L’assolement classique, avec semis direct systématique va être : soja d’octobre à janvier, puis maïs pour récolte en août-septembre. Certains ajoutent un haricot pour faire une troisième récolte sur 2 ans. Maïs et soja sont principalement OGM, entre autres pour faciliter le désherbage au glyphosate. De nombreux produits phytosanitaires, interdits en France, sont utilisés en routine comme le Diquat (Reglone), ou l’atrazine qui commence juste à être remis en question. Le Brésil est le 1er consommateur mondial de produits phytosanitaires, avec 20 % de l’utilisation mondiale. On note en revanche que 93 % des emballages de phytosanitaires sont récupérés, contre 20 % en Argentine.

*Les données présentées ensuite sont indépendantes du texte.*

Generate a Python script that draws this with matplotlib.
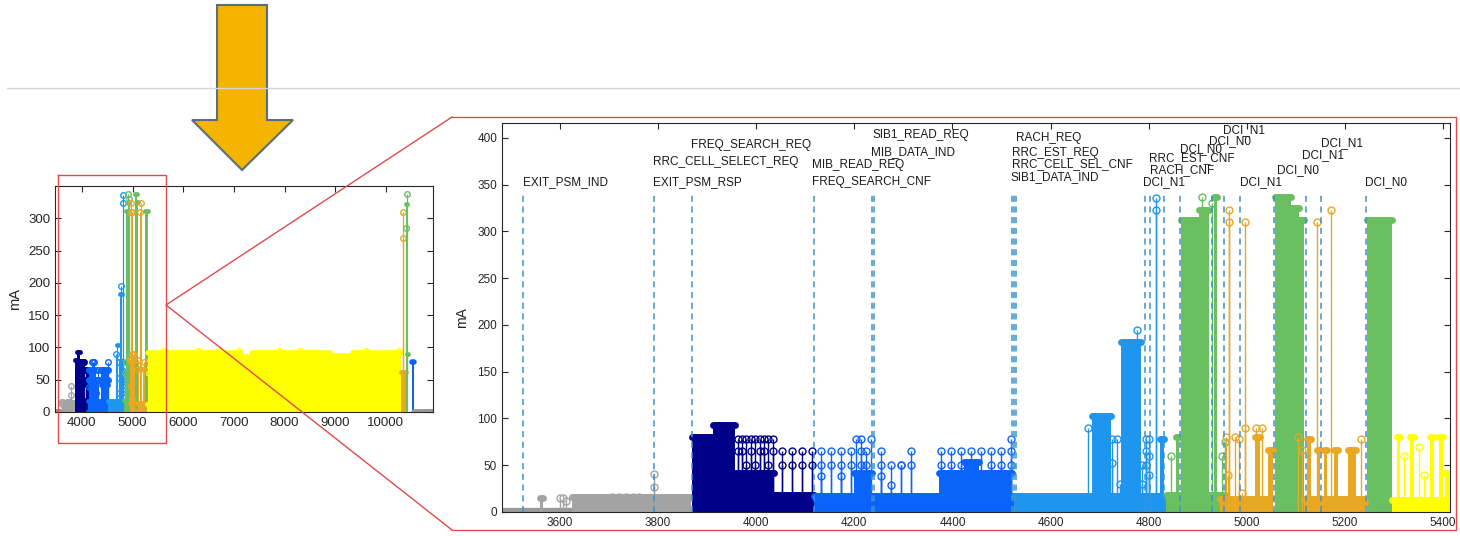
#!/usr/bin/env python3
"""Current trace (mA) overview + zoomed event view, drawn like the MATLAB stem plots."""

import matplotlib

matplotlib.use("Agg")
import matplotlib.pyplot as plt
from matplotlib.patches import Polygon

plt.rcParams["font.family"] = ["Liberation Sans", "DejaVu Sans"]

# ---- series colours -------------------------------------------------------
GRAY = "#a3a3a3"
NAVY = "#00008b"
BLUE = "#0a64fa"
LBLUE = "#1e96f0"
GREEN = "#6abf60"
ORANGE = "#e9a823"
YELLOW = "#ffff00"
EVENT = "#3d92cf"

# ---- data: dense runs as (start, end, mA), sparse stems as x / y -----------
GRAY_ZERO = [(3487, 3642)]
GRAY_BLOCKS = [(3625, 3868, 16), (3560, 3566, 15)]
GRAY_STEM_X = [3600, 3606, 3612, 3706, 3720, 3734, 3748, 3762, 3706, 3720, 3734, 3748, 3762, 3792, 3792, 3812, 3830]
GRAY_STEM_Y = [15, 15, 12, 16, 16, 16, 16, 16, 6, 6, 6, 6, 6, 27, 41, 0, 0]

NAVY_BLOCKS = [(3869, 3911, 80), (3911, 3956, 93), (3956, 4037, 42), (4037, 4117, 18)]
NAVY_STEM_X = [3962, 3971, 3980, 3989, 3998, 4007, 4016, 4025, 4034,
               3962, 3971, 3980, 3989, 3998, 4007, 4016, 4025, 4034,
               4052, 4073, 4094, 4114, 4052, 4073, 4094, 4114]
NAVY_STEM_Y = [78, 78, 78, 78, 78, 78, 78, 78, 78,
               65, 65, 50, 65, 50, 65, 65, 50, 65,
               65, 65, 65, 65, 50, 50, 50, 50]

BLUE_BLOCKS = [(4117, 4525, 17), (4200, 4237, 42), (4373, 4522, 42), (4424, 4455, 53)]
BLUE_STEM_X = [4132, 4153, 4173, 4194, 4214, 4224, 4255, 4275, 4295, 4316,
               4132, 4153, 4173, 4194, 4214, 4224, 4255, 4295, 4316,
               4204, 4214, 4234, 4132, 4173, 4255, 4275, 4145,
               4377, 4397, 4418, 4438, 4458, 4479, 4499, 4519,
               4377, 4397, 4418, 4479, 4499, 4519, 4519]
BLUE_STEM_Y = [65, 65, 65, 65, 65, 65, 65, 50, 50, 65,
               50, 50, 50, 50, 50, 50, 50, 50, 50,
               78, 78, 78, 38, 38, 38, 29, 0,
               65, 65, 65, 65, 65, 65, 65, 65,
               50, 50, 50, 50, 50, 50, 78]

LBLUE_BLOCKS = [(4525, 4840, 17), (4684, 4723, 103), (4743, 4784, 182), (4824, 4832, 78)]
LBLUE_STEM_X = [4676, 4725, 4725, 4736, 4741, 4776, 4787, 4787, 4794, 4794, 4794,
                4801, 4801, 4801, 4815, 4815, 4790]
LBLUE_STEM_Y = [90, 78, 52, 78, 30, 195, 50, 30, 78, 65, 50,
                78, 60, 40, 336, 323, 0]

GREEN_BLOCKS = [(4835, 4955, 18), (4865, 4902, 312), (4902, 4922, 323), (4934, 4939, 337),
                (5058, 5089, 337), (5089, 5106, 325), (5106, 5116, 312), (5245, 5296, 312),
                (4856, 4861, 80)]
GREEN_STEM_X = [4909, 4928, 4845, 4872, 4952, 4955, 4950]
GREEN_STEM_Y = [337, 330, 60, 78, 0, 75, 60]

ORANGE_BLOCKS = [(4946, 5051, 14), (5116, 5238, 14),
                 (5016, 5026, 80), (5044, 5053, 66), (5122, 5130, 78), (5142, 5150, 66),
                 (5157, 5164, 66), (5177, 5185, 66), (5207, 5222, 66), (5232, 5240, 10)]
ORANGE_STEM_X = [4964, 4964, 4996, 5142, 5172, 4958, 4975, 4985, 4997, 5018, 5030,
                 5105, 5112, 4962, 5000, 5048, 5225, 5232, 4990]
ORANGE_STEM_Y = [323, 310, 310, 310, 323, 80, 80, 78, 90, 90, 90,
                 80, 66, 40, 0, 0, 0, 78, 20]

YELLOW_BLOCKS = [(5295, 5414, 13), (5305, 5313, 80), (5332, 5340, 80), (5373, 5381, 80),
                 (5391, 5399, 80), (5403, 5414, 42)]
YELLOW_STEM_X = [5320, 5350, 5360]
YELLOW_STEM_Y = [60, 70, 40]

# overview-only data (beyond the zoomed window)
YELLOW_FAR_BLOCKS = [(5296, 7150, 92), (7150, 7350, 85), (7350, 8900, 92),
                     (8900, 9350, 86), (9350, 10300, 92)]
YELLOW_FAR_X = [5600, 6300, 6500, 6700, 7100, 7900, 8300, 8500, 9600, 10250]
YELLOW_FAR_Y = [95, 95, 92, 95, 95, 95, 95, 92, 95, 95]
LATE_ORANGE_BLOCKS = [(10290, 10390, 62)]
LATE_ORANGE_X = [10340, 10340]
LATE_ORANGE_Y = [310, 270]
LATE_GREEN_BLOCKS = [(10400, 10415, 322), (10415, 10440, 90)]
LATE_GREEN_X = [10408, 10400]
LATE_GREEN_Y = [337, 285]
LATE_BLUE_BLOCKS = [(10525, 10560, 78)]
GRAY_ZERO_LATE = [(10560, 10920)]

# ---- events on the zoomed view ---------------------------------------------
EVENT_X = [3524, 3792, 3869, 4117, 4236, 4240, 4521, 4526, 4530, 4793, 4802,
           4832, 4863, 4928, 4953, 4987, 5055, 5121, 5152, 5243]
EVENT_TOP = 342
LABELS = ["EXIT_PSM_IND", "EXIT_PSM_RSP", "RRC_CELL_SELECT_REQ", "FREQ_SEARCH_REQ",
          "MIB_READ_REQ", "FREQ_SEARCH_CNF", "SIB1_READ_REQ", "MIB_DATA_IND",
          "RACH_REQ", "RRC_EST_REQ", "RRC_CELL_SEL_CNF", "SIB1_DATA_IND",
          "DCI_N1", "RACH_CNF", "RRC_EST_CNF", "DCI_N0", "DCI_N0", "DCI_N1",
          "DCI_N1", "DCI_N0", "DCI_N1", "DCI_N1", "DCI_N0"]
LABEL_X = [3524, 3789, 3789, 3867, 4114, 4113, 4237, 4234, 4529, 4522, 4522, 4518,
           4788, 4802, 4800, 4863, 4922, 4951, 4986, 5061, 5112, 5152, 5241]
LABEL_Y = [353, 353, 374, 392, 371, 353, 403, 385, 400, 384, 372, 358,
           353, 366, 378, 388, 397, 408, 353, 366, 382, 394, 353]

W, H = 1460, 536


def px_axes(fig, left, top, right, bottom):
    return fig.add_axes([left / W, 1 - bottom / H, (right - left) / W, (bottom - top) / H])


def draw_series(ax, color, blocks, xs, ys, ms, cap, lw):
    if blocks:
        x0 = [b[0] for b in blocks]
        x1 = [b[1] for b in blocks]
        hh = [b[2] for b in blocks]
        ax.bar(x0, hh, width=[b - a for a, b in zip(x0, x1)], align="edge",
               color=color, lw=0, zorder=2)
        caps = ax.hlines(hh, x0, x1, colors=color, lw=cap, zorder=2)
        caps.set_capstyle("round")
    if xs:
        ax.vlines(xs, 0, ys, colors=color, lw=lw, zorder=2)
        ax.plot(xs, ys, "o", ms=ms, mfc="none", mec=color, mew=1.0, zorder=2)


def zero_band(ax, spans, lw):
    band = ax.hlines([0] * len(spans), [s[0] for s in spans], [s[1] for s in spans],
                     colors="#9a9a9a", lw=lw, zorder=2)
    band.set_capstyle("round")


def style_axes(ax, size):
    ax.tick_params(direction="in", top=True, right=True, length=4,
                   labelsize=size, colors="#262626", width=0.8)
    for sp in ax.spines.values():
        sp.set_color("#262626")
        sp.set_linewidth(0.8)


def main():
    fig = plt.figure(figsize=(W / 100, H / 100), dpi=100)

    series = [
        (GRAY, GRAY_BLOCKS, GRAY_STEM_X, GRAY_STEM_Y),
        (NAVY, NAVY_BLOCKS, NAVY_STEM_X, NAVY_STEM_Y),
        (BLUE, BLUE_BLOCKS, BLUE_STEM_X, BLUE_STEM_Y),
        (LBLUE, LBLUE_BLOCKS, LBLUE_STEM_X, LBLUE_STEM_Y),
        (GREEN, GREEN_BLOCKS, GREEN_STEM_X, GREEN_STEM_Y),
        (ORANGE, ORANGE_BLOCKS, ORANGE_STEM_X, ORANGE_STEM_Y),
        (YELLOW, YELLOW_BLOCKS, YELLOW_STEM_X, YELLOW_STEM_Y),
    ]

    # overview plot
    ov = px_axes(fig, 55, 186, 433, 412)
    zero_band(ov, GRAY_ZERO, 5)
    for color, blocks, xs, ys in series:
        draw_series(ov, color, blocks, xs, ys, 4, 3.5, 0.8)
    draw_series(ov, YELLOW, YELLOW_FAR_BLOCKS, YELLOW_FAR_X, YELLOW_FAR_Y, 4, 4, 0.8)
    draw_series(ov, ORANGE, LATE_ORANGE_BLOCKS, LATE_ORANGE_X, LATE_ORANGE_Y, 4, 3.5, 0.9)
    draw_series(ov, GREEN, LATE_GREEN_BLOCKS, LATE_GREEN_X, LATE_GREEN_Y, 4, 3.5, 0.9)
    draw_series(ov, BLUE, LATE_BLUE_BLOCKS, [], [], 4, 4, 0.9)
    zero_band(ov, GRAY_ZERO_LATE, 5)
    ov.set_xlim(3470, 10930)
    ov.set_ylim(0, 350)
    ov.set_xticks(range(4000, 10001, 1000))
    ov.set_yticks(range(0, 301, 50))
    style_axes(ov, 9.5)
    ov.set_ylabel("mA", fontsize=10.5, color="#262626", labelpad=4)

    # zoomed plot
    ax = px_axes(fig, 502, 123, 1450, 512)
    zero_band(ax, GRAY_ZERO, 6)
    for color, blocks, xs, ys in series:
        draw_series(ax, color, blocks, xs, ys, 5, 5, 1.0)
    ax.vlines(EVENT_X, 0, EVENT_TOP, colors=EVENT, lw=1.1,
              linestyles=(0, (4, 3)), zorder=3)
    for label, x, y in zip(LABELS, LABEL_X, LABEL_Y):
        ax.text(x, y, label, fontsize=8.5, ha="left", va="center",
                color="#1a1a1a", zorder=4)
    ax.set_xlim(3482, 5414)
    ax.set_ylim(0, 416)
    ax.set_xticks(range(3600, 5401, 200))
    ax.set_yticks(range(0, 401, 50))
    style_axes(ax, 8.5)
    ax.set_ylabel("mA", fontsize=10, color="#262626", labelpad=6)

    # annotation layer in pixel coordinates
    ann = fig.add_axes([0, 0, 1, 1], zorder=10)
    ann.set_xlim(0, W)
    ann.set_ylim(H, 0)
    ann.axis("off")
    ann.plot([7, 1460], [88, 88], color="#d6d6d6", lw=1)
    arrow = Polygon([(217, 5), (267, 5), (267, 120), (293, 120), (242, 170),
                     (192, 120), (217, 120)], closed=True,
                    facecolor="#f5b400", edgecolor="#5a6e7a", lw=1.5)
    ann.add_patch(arrow)
    red = "#e04a4a"
    ann.plot([58, 166, 166, 58, 58], [175, 175, 443, 443, 175], color=red, lw=1)
    ann.plot([452, 166, 452], [117, 305, 530], color=red, lw=1)
    ann.plot([452, 1456, 1456, 452], [117, 117, 530, 530], color=red, lw=1)

    fig.savefig("out.png", dpi=100)
    plt.close(fig)


if __name__ == "__main__":
    main()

Une économie robuste mais…

L’agriculture a un poids très important dans l’économie (7 % du PIB, contre 1,5 % en France), mais le secteur reste centré sur la production de matières premières brutes. L’enjeu est d’aller plus loin dans la chaîne de valeur, et de transformer davantage. À l’image de ce qui se fait pour le bioéthanol. Toutes les voitures sont flex-fuel, et peuvent rouler indifféremment au bioéthanol ou à l’essence. C’est l’automobiliste qui arbitre, à la pompe, en fonction du prix de l’un et l’autre.

Même si les fondamentaux du pays sont sains, avec un taux de chômage officiel qui reste faible (7 %) et une inflation maîtrisée, il reste des difficultés qui bloquent une évolution rapide. Un Brésilien sur trois a connu l’insécurité alimentaire en 2022, et le pays a sorti un plan « Brésil sans faim ». Dans certaines régions ou quartiers, une violence endémique gangrène la vie sociale. La vie politique est polarisée dans les extrêmes, avec deux courants très marqués qui s’opposent violemment : celui de Lula, récemment revenu au pouvoir, et Bolsonaro. À cela s’ajoutent une lourdeur administrative et une corruption encore bien présente. Une entreprise confiait employer 10 personnes dans son service commercial, et 30 dans le service administratif, entre autres pour le calcul des impôts.